Warner Bros. announced this weekend that its upcoming, stand-alone Flash movie will be known as Flashpoint, sending fans and reporters into an emotional spiral, questioning everything they thought they knew.
Flashpoint isn’t just the name of a movie; it also symbolizes what could be the biggest change to come to the DC Cinematic Universe since its first film.
Before we dig in, here’s what you need to know about DC Comics’ Flashpoint storyline. It debuted in May 2011 and, by the end of its run, it changed the universally understood aspects of the DC Universe so much that it led to the DC’s relaunch dubbed the New 52.
In Flashpoint, Barry Allen (Flash) finds himself in a DC Universe full of large and small changes, but only he is aware of the differences. Cyborg, for example, has become the world’s exemplary superhero while Superman is being held captive by the government in an underground lab somewhere in Metropolis.
Perhaps the biggest change Flashpoint introduced involves Batman. In the comics, Thomas Wayne becomes a version of the vigilante following the death of his son, Bruce. His wife, Martha Wayne, ends up becoming a version of the Joker. Eventually, Flash discovers that all the changes are the butterfly effect result of his own actions — when he tried to change his own past so that his mother would not have been murdered.
Barry worked to undo the damage he’d done, but couldn’t restore everything. The result was the New 52’s DC Universe.
To say that the five-issue arc of Flashpoint (61 if you count all the tie-ins) fundamentally changed the DC Universe would be an understatement, but what does this mean for the movies? The biggest rumor in circulation regards Batman, specifically Ben Affleck’s version of the character. Prior to San Diego Comic-Con, The Hollywood Reporter published a piece claiming that Warner Bros. executives were looking for a way to oust Affleck.
“[A] source with knowledge of the situation says that the studio is working on plans to usher out Affleck’s Batman — gracefully, addressing the change in some shape or form in one of the upcoming DC films,” according to the article.
Affleck was asked about the character on stage at Comic-Con and the actor said he loved playing Batman and wasn’t intending to go anywhere anytime soon. “Batman is the coolest fucking part in any universe,” Affleck said. “[I] would be a fucking ape on the ground for [director] Matt Reeves."

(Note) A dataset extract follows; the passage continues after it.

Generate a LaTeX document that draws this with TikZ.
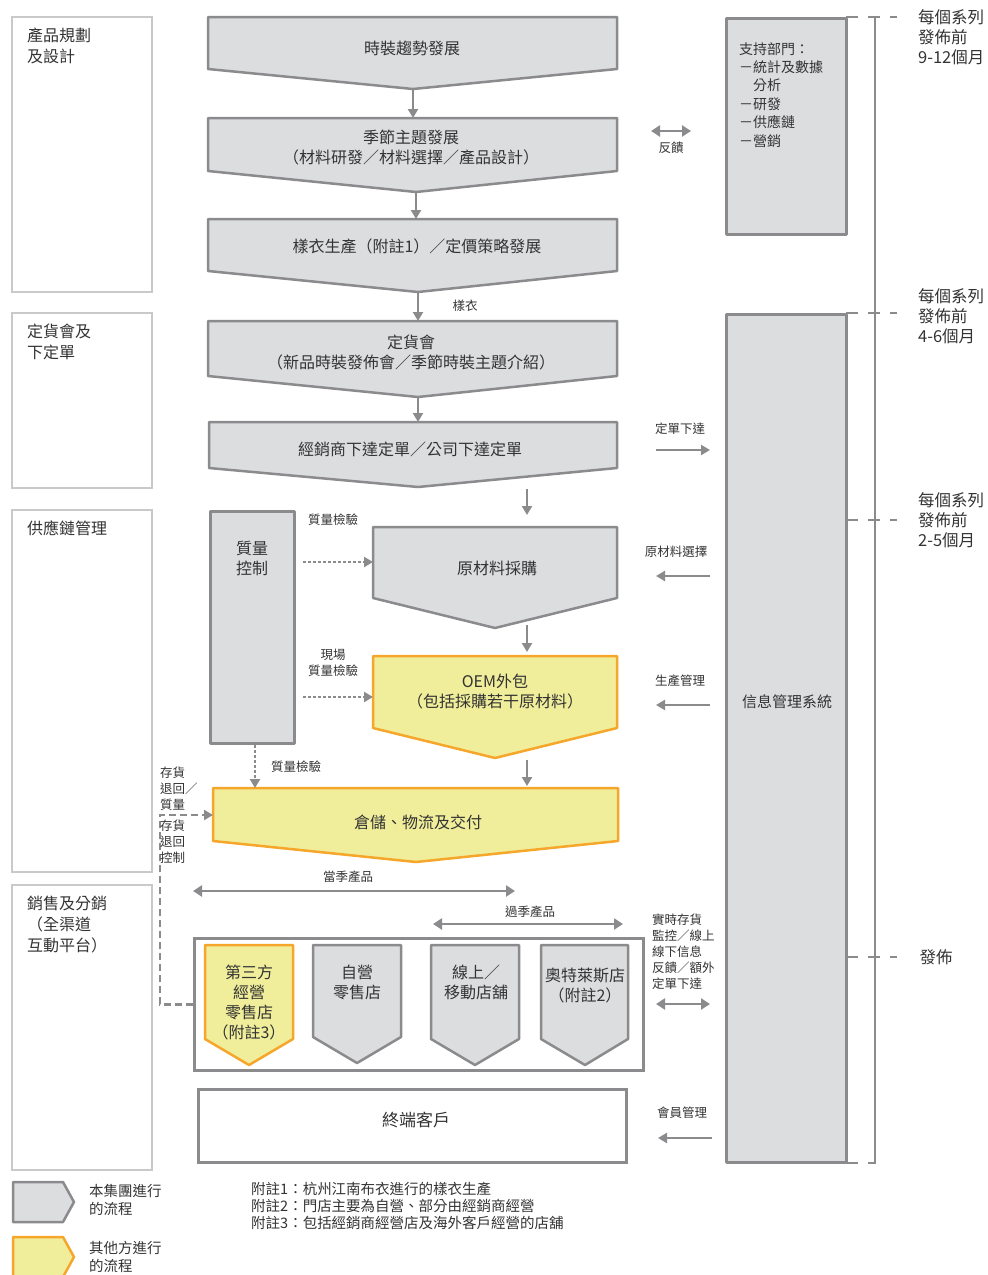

Still, Flashpoint could change all of that. The Hollywood Reporter’s article said the change would come in one of Warner Bros. and DC’s upcoming films. Flashpoint has all the ingredients to restart the DCU if chief creative officer Geoff Johns — who also wrote the core Flashpoint miniseries — wanted to. Unlike Marvel’s continuous canon, the DC Universe has always gone through cycles of reboots and rebirths about every twenty or so years.
This is where everyone starts losing their minds: the timeline. If Flashpoint does reboot the DCU, instead of the Flash franchise that is almost certain to exist in the next few years, how do Wonder Woman, Justice League, Batman v Superman: Dawn of Justice, Suicide Squad and Man of Steel fit in? Wonder Woman is one of the most successful movies Warner Bros. has released as part of its DC Universe, making a radical change seem far less likely than some people believe.
This is why we think Flashpoint will exist as a stand-alone entity within the DCU. That means Affleck probably won’t be involved, even while he continues to play the character in The Batman and possibly other DC movies. Flashpoint will more likely address the story arc all within the film and then bring it back to the main DCU somehow. Warner Bros. gets exactly what it needs in that moment.
The other issue with Flashpoint arc is that it’s inherently a darker arc. The whole thing exists because of a selfish decision Barry made, causing the world to become bleak, paranoid and overall a lot colder. If Warner Bros. really does want to try and lighten the mood, reportedly bringing Joss Whedon to Justice League to do just that, then going with Flashpoint as the main story arc for the future of the DCU seems like a terrible decision.
Johns has spoken before about how some characters need to bring hope and optimism to the DCU — Wonder Woman is a perfect example of going against the trend set by Batman v Superman and Suicide Squad — but the creative director has also spoken about how he doesn’t think the universe needs to change.
“Wonder Woman celebrated exactly who the character is, but looking at it, it’s not like we should change everything to be about hope and optimism,” Johns told Variety. “There’s nothing to change. That’s what these characters are.”
We don’t know what Flashpoint is going to do for the DCU. The movie is still a few years away from being released and it doesn’t have a writer or director yet. This movie could do several things for the DCU or simply just co-exist alongside the other films.
For now, all we can do is wait. Flashpoint, which will see Ezra Miller reprise his role as the speedster, does not have a release date at this time.